Jaylon Smith and John Tippmann Sr. balance what they do for a living – one of them as an NFL player and the other as chairman of three companies employing about 1,300 people – with their various philanthropic efforts.
It may not be an easy task juggling all of that, especially when they could just take a paycheck and call it a day.
For their efforts, Smith and Tippmann are being honored with one of Fort Wayne most hallowed awards; they will receive Red Coats from the Mad Anthonys, an organization of business leaders and professionals that has been here since 1957.
They will put on their new attire at a private dinner June 14 at Fort Wayne Country Club, where the Mad Anthonys Charity Classic golf tournament will take place the following day to raise money for Mad Anthonys Children's Hope House.
“If there's a word that ties Jaylon and John together, it's 'commitment,'” Mad Anthonys President Mike Wallace said. “As a hugely successful entrepreneur and servant leader, John's commitment to his faith, family, generosity and business is unparalleled.
“From Bishop Luers High School to Notre Dame to Dallas Cowboys, Jaylon has achieved what many dream about. What makes Jaylon unique is his desire to give back to Fort Wayne. We are thrilled to recognize them both as this year's Red Coat recipients.”
The list of past recipients is littered with people from sports, entertainment, politics, local business and philanthropy, including last year's winners: Notre Dame football coach Brian Kelly and businessman Doug McKibben.
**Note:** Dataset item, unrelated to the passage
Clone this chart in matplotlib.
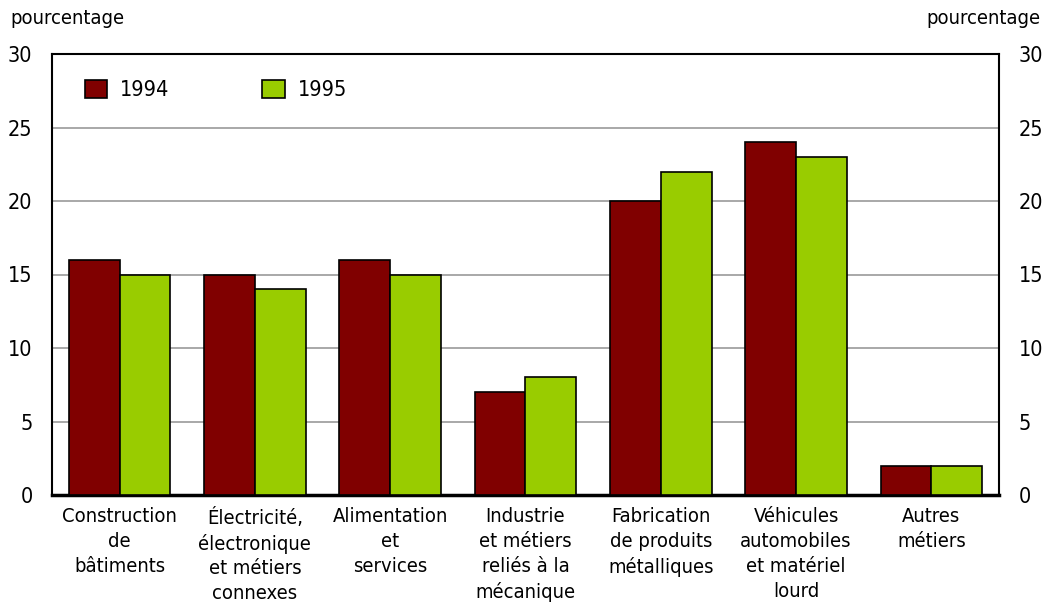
import matplotlib.pyplot as plt
import numpy as np

plt.rcParams['font.family'] = ['DejaVu Sans']
plt.rcParams['font.stretch'] = 'condensed'

categories = ["Construction\nde\nbâtiments",
              "Électricité,\nélectronique\net métiers\nconnexes",
              "Alimentation\net\nservices",
              "Industrie\net métiers\nreliés à la\nmécanique",
              "Fabrication\nde produits\nmétalliques",
              "Véhicules\nautomobiles\net matériel\nlourd",
              "Autres\nmétiers"]
v1994 = [16, 15, 16, 7, 20, 24, 2]
v1995 = [15, 14, 15, 8, 22, 23, 2]
yticks = [0, 5, 10, 15, 20, 25, 30]

fig = plt.figure(figsize=(10.54, 6.08), dpi=100)
ax = fig.add_axes([52/1054, 1-495/608, 947/1054, 441/608])

x = np.arange(len(categories))
w = 0.375
ax.bar(x - w/2, v1994, w, color="#800000", edgecolor="black", linewidth=1.2, label="1994", zorder=3)
ax.bar(x + w/2, v1995, w, color="#99cc00", edgecolor="black", linewidth=1.2, label="1995", zorder=3)

ax.set_xlim(-0.5, len(categories) - 0.5)
ax.set_ylim(0, 30)
ax.set_yticks(yticks)
ax.set_yticklabels([str(t) for t in yticks], fontsize=15.5)
ax.yaxis.grid(True, color="#999999", linewidth=1.2, zorder=0)
ax.tick_params(axis='y', length=0, pad=14, labelright=True, labelleft=True)
ax.set_xticks(x)
ax.set_xticklabels(categories, fontsize=14.5, linespacing=1.38, va="top")
ax.tick_params(axis='x', length=0, pad=9)
for s in ax.spines.values():
    s.set_linewidth(1.5)
ax.spines['bottom'].set_linewidth(2.5)

fig.text(10/1054, 1-18/608, "pourcentage", fontsize=14.5, va="center", ha="left")
fig.text(1040/1054, 1-18/608, "pourcentage", fontsize=14.5, va="center", ha="right")

ax.legend(loc="upper left", bbox_to_anchor=(0.014, 0.985), ncol=2, frameon=False,
          fontsize=15.5, handlelength=1.05, handleheight=0.9, columnspacing=4.3,
          handletextpad=0.6)

fig.savefig("out.png", dpi=100)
Peyton Manning, Neil Armstrong, John Wooden, Bob Knight and Gene Keady are also among past winners.
Smith, a linebacker, was a second-round draft pick of the Dallas Cowboys in 2016, following a career at Notre Dame that saw him win the starting job as a freshman and go on to win the Butkus Award as college football's top linebacker.
However, torn knee ligaments in his final college game – the Fiesta Bowl – cost him a chance at being the first overall pick in the draft and meant he'd miss the entire 2016 season.
With his brother, Rod, also playing for the Cowboys as a running back, Jaylon Smith became one of the NFL's top linebackers and has won the Dallas Cowboys' Ed Block Courage Award for “inspiration, sportsmanship and courage.”
Off the field, his Clear Eye View Charitable Fund provides funding to his Minority Entrepreneurship Institute, which focuses on supporting minority entrepreneurship to close the economic and educational gap for minorities through resources, education and accessibility. Smith has also partnered with organizations battling childhood obesity.
On Tuesday, he announced he was becoming an equity partner in iCRYO Cryotherapy, a U.S.-based franchised company.
“It's an absolute honor to stand alongside John and join an amazing family of Red Coat recipients,” Smith said. “Just as importantly, I'm excited to help support the Mad Anthonys Children's Foundation in raising money for the Children's Hope House and the services they provide families throughout our region.”
Tippmann, who was born and raised in Fort Wayne, is the founder and chairman of the Tippmann Group, which is composed of three companies that generate more than $300 million in annual revenue: Interstate Warehousing, Tippmann Construction and Tippmann Properties.
Tippmann has given back to the community through organizations like Vincent Village, Matthew 25 Health & Dental Clinic and the St. Joseph Community Health Foundation. He also is founder and chairman of the Mary Cross Tippmann Foundation, which supports area charitable organizations.
“It is awe-inspiring to be named a Red Coat recipient and join such a distinguished list of past honorees,” Tippmann said. “For me, providing resources for those individuals and organizations in need is what I know best. The blessings of business success simply strengthen my ability to give back.”
The Children's Hope House provides lodging and support services for the families of children undergoing pediatric and neonatal treatment.
Last year, the Mad Anthonys presented $125,000 to the Hope House, bringing the total raised through the Red Coat dinner and golf classic to nearly $2.5 million.